For testing the user interface, we made sure that all the buttons on the screen - the string selection buttons, as well as the "Quit" and "Back" buttons - responded to a touch and performed the action they were programmed to do. Getting the string selection buttons and the "Back" button working did not give us any issues, but the "Quit" buttons were a bit tricky. For the "Quit" buttons, we defined a callback routine that upon touch of the on-screen button or push of the physical button, would change the values of two global boolean variables used as condition variables within the two while loops keeping the program running. For the operation of the "Back" button, we simply had to change the value of the boolean "tuning", which is the condition variable for the while loop that draws the "tuning-in-progress" screen, to False within our code if it was pressed in order to return to the string selection screen. To test the operation of the "Quit" buttons, we made sure that both the on-screen and physical buttons properly exited the program.

3. Tuning mechanism

We designed a 3D-printed casing that fits over the tuning peg and is attached to a servo motor. If the current frequency difference in comparison to the target frequency is greater than 20 Hz, the servo motor would rotate at most half of a full rotation. Once the frequency difference reduced to less than 20 Hz, the amount the servo motor would rotate was proportionate to the frequency difference. The smaller the frequency difference, the smaller the servo motor rotation.

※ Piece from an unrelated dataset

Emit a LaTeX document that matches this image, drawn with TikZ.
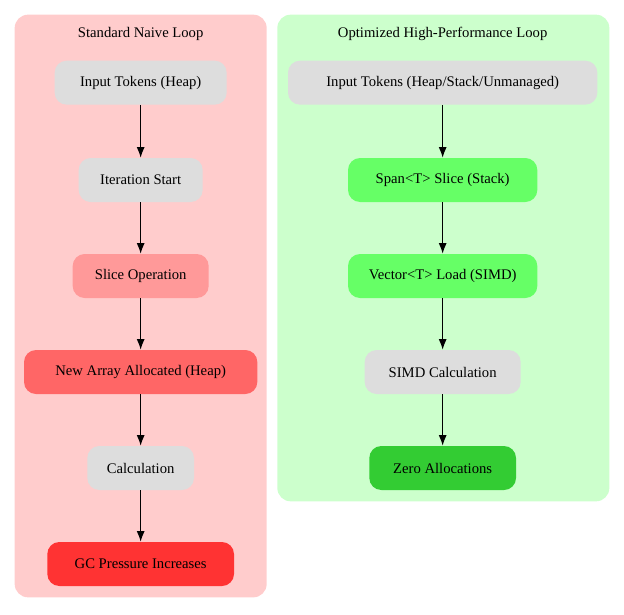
\documentclass[tikz,border=0pt]{standalone}
\usepackage{fontspec}
\setmainfont{Liberation Serif}
\usetikzlibrary{arrows.meta, positioning}
\definecolor{naivebg}{HTML}{FFCCCC}
\definecolor{optbg}{HTML}{CCFFCC}
\definecolor{neutral}{HTML}{DDDDDD}
\definecolor{slicered}{HTML}{FF9999}
\definecolor{allocred}{HTML}{FF6666}
\definecolor{gcred}{HTML}{FF3333}
\definecolor{fastgreen}{HTML}{66FF66}
\definecolor{zerogreen}{HTML}{33CC33}

\begin{document}
\begin{tikzpicture}[
    x=1pt, y=-1pt,
    every node/.style={font=\fontsize{11}{13}\selectfont},
    block/.style={rectangle, rounded corners=9pt, minimum height=33pt, inner xsep=8pt, fill=neutral, align=center},
    cluster/.style={rounded corners=10pt},
    arrow/.style={-{Latex[length=8pt, width=6pt]}, thick}
]
    \useasboundingbox (0,0) rectangle (468,460.5);
    % clusters
    \fill [cluster, naivebg] (11,11) rectangle (200,448);
    \fill [cluster, optbg] (208,11) rectangle (457,376);
    \node at (105.5,25.5) {Standard Naive Loop};
    \node at (332,25.5) {Optimized High-Performance Loop};

    % naive loop
    \node [block, minimum width=129pt] (ninput) at (105.5,62) {Input Tokens (Heap)};
    \node [block, minimum width=93pt] (niter) at (105.5,135) {Iteration Start};
    \node [block, minimum width=102pt, fill=slicered] (nslice) at (105.5,207) {Slice Operation};
    \node [block, minimum width=175pt, fill=allocred] (nalloc) at (105.5,279) {New Array Allocated (Heap)};
    \node [block, minimum width=80pt] (ncalc) at (105.5,351) {Calculation};
    \node [block, minimum width=140pt, fill=gcred] (ngc) at (105.5,423) {GC Pressure Increases};

    % optimized loop
    \node [block, minimum width=232pt] (oinput) at (332,62) {Input Tokens (Heap/Stack/Unmanaged)};
    \node [block, minimum width=142pt, fill=fastgreen] (ospan) at (332,135) {Span<T> Slice (Stack)};
    \node [block, minimum width=142pt, fill=fastgreen] (ovec) at (332,207) {Vector<T> Load (SIMD)};
    \node [block, minimum width=117pt] (ocalc) at (332,279) {SIMD Calculation};
    \node [block, minimum width=110pt, fill=zerogreen] (ozero) at (332,351) {Zero Allocations};

    \draw [arrow] (ninput) -- (niter);
    \draw [arrow] (niter) -- (nslice);
    \draw [arrow] (nslice) -- (nalloc);
    \draw [arrow] (nalloc) -- (ncalc);
    \draw [arrow] (ncalc) -- (ngc);
    \draw [arrow] (oinput) -- (ospan);
    \draw [arrow] (ospan) -- (ovec);
    \draw [arrow] (ovec) -- (ocalc);
    \draw [arrow] (ocalc) -- (ozero);
\end{tikzpicture}
\end{document}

To test the operation of the servo motor, we would make small changes to how we would set the rotation of the servo motor, for example, how long it would rotate for and at what speed, and then observe its behavior following the changes. After doing a frequency-detection test as described above, we added in observing the movement of the servo motor as an additional check that frequency was being detected accurately. Only after we were able to verify the correct movement of the servo motor did we test out turning the guitar peg on our test guitar. This was done to ensure we would not accidentally break a string.